_Task instructions_
How many lines of the data hold the word "that"? State the number and nothing else.

Start

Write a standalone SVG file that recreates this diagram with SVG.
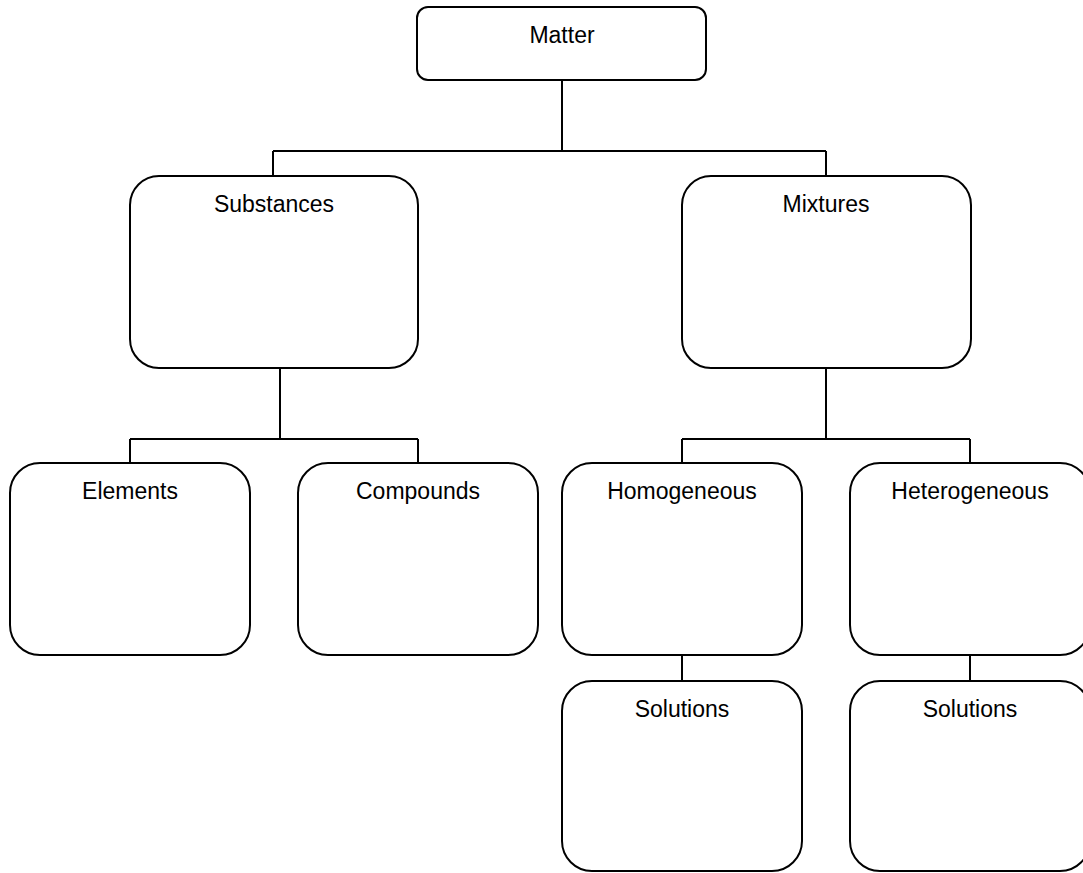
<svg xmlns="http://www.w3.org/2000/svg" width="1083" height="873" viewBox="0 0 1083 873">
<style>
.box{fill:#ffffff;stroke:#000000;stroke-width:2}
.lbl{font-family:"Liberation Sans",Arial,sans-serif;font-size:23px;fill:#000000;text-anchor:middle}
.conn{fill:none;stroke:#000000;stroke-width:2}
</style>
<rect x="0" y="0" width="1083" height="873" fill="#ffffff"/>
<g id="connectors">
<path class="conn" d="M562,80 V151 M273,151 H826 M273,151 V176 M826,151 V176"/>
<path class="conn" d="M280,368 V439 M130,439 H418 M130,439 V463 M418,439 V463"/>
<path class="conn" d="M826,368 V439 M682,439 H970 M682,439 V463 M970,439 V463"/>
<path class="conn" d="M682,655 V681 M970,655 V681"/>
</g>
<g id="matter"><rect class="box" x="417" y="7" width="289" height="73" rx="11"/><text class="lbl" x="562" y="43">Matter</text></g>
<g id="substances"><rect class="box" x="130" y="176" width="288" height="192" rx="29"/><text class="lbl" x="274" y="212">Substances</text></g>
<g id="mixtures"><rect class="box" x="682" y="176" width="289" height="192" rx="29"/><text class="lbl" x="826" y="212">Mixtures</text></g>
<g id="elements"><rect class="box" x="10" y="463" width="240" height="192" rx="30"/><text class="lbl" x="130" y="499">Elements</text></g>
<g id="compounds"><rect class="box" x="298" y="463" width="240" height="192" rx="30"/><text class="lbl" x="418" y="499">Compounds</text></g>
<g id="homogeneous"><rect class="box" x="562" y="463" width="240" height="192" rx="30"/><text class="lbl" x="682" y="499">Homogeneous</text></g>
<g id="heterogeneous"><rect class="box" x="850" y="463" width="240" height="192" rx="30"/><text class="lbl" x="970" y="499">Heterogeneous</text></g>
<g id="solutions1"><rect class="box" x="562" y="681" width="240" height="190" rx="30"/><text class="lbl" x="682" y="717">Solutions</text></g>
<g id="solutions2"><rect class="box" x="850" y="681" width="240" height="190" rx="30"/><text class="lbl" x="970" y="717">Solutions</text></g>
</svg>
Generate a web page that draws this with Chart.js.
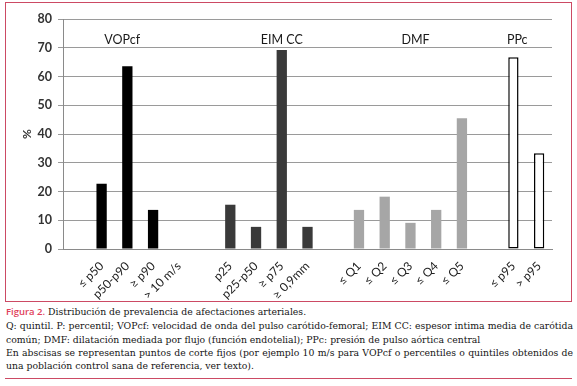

End

_Full answer_
2